Recycling Program Grows at Oblate School of Theology
Oblate School of Theology (OST) in San Antonio, Texas has made a commitment to recycling throughout the school’s facilities. As a theological initiation, OST places integrity of creation as an institutional priority that respects God in creation.
The Integrity of Creation Council at OST was created to develop practices that reflect an awareness of the integral connection between human behavior and the flourishing of the earth, specifically in regard to how students and staff care for and respect the creation entrusted to them.
The function of the council is to share information about integrity of creation efforts throughout the campus and to recommend to school officials an ongoing plan for deepening the Oblates’ commitment to integrity of creation.
“Creation belongs to God; all of it is good, and none of it should be wasted,” said Sr. Linda Gibler, OP, Associate Academic Dean at OST. “Things are here for their own sake as well as for human well-being, so we should be good stewards of creation. We need to be careful about how we use the things that God puts in our care.”

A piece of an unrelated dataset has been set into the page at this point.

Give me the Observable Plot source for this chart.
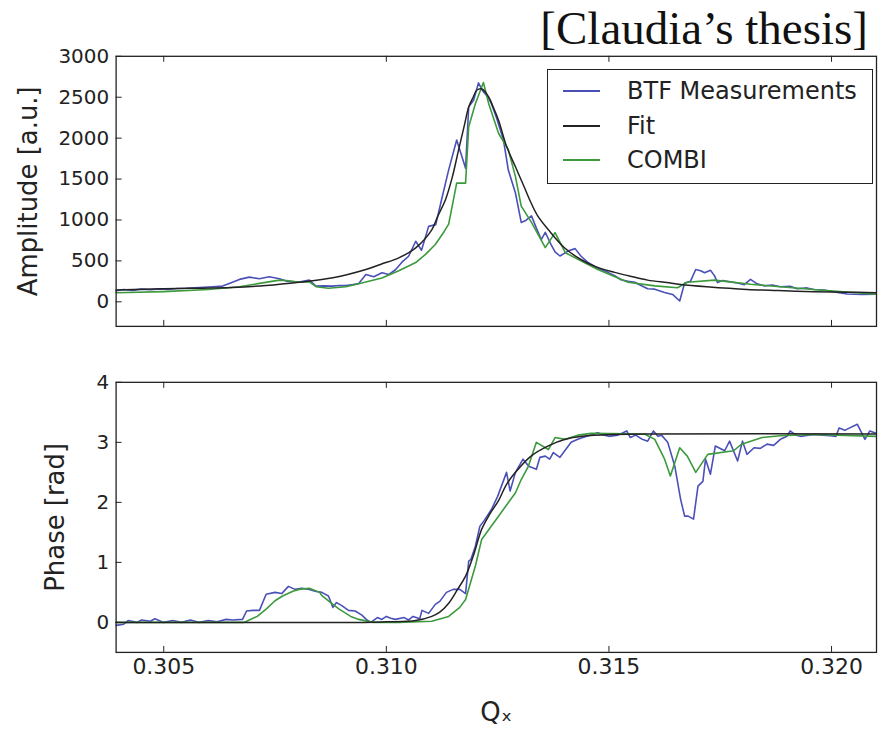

Some of the recycling accomplishments that have taken place at the school in recent years include:
- Recycling bins in all buildings on campus allowing for the recycling of paper, plastics, aluminum, glass, cardboard, newspaper, magazines and batteries
- OST Community and Chef’s Garden
- Reusable coffee mugs at all coffee stations and reduced use of bottled water
- Ecological lighting
- Low-flush toilets in bathrooms
- Annual Earth Day Mass and events
- Courses taught on Earth Our Home, Eco-theology and Earth Insights Eco-spirituality
Ways to Reduce, Reuse, Recycle
The following ecological tips are provided by the Oblates’ Justice, Peace and Integrity of Creation Office.
- Garden: Yard cuttings can be used to make compost and mulch that enriches the soil and helps retain moisture, thereby reducing the need for watering.
- Household food scraps: Compost for the garden can be made from items like fruit and vegetable scraps, egg shells, tea bags, coffee grounds and filters and even junk mail.
- Bottles, cans and jars: Many areas now collect these items separately and recycle them. The local Department of Public Works can give information on what is accepted and where to take it if not collected at each household.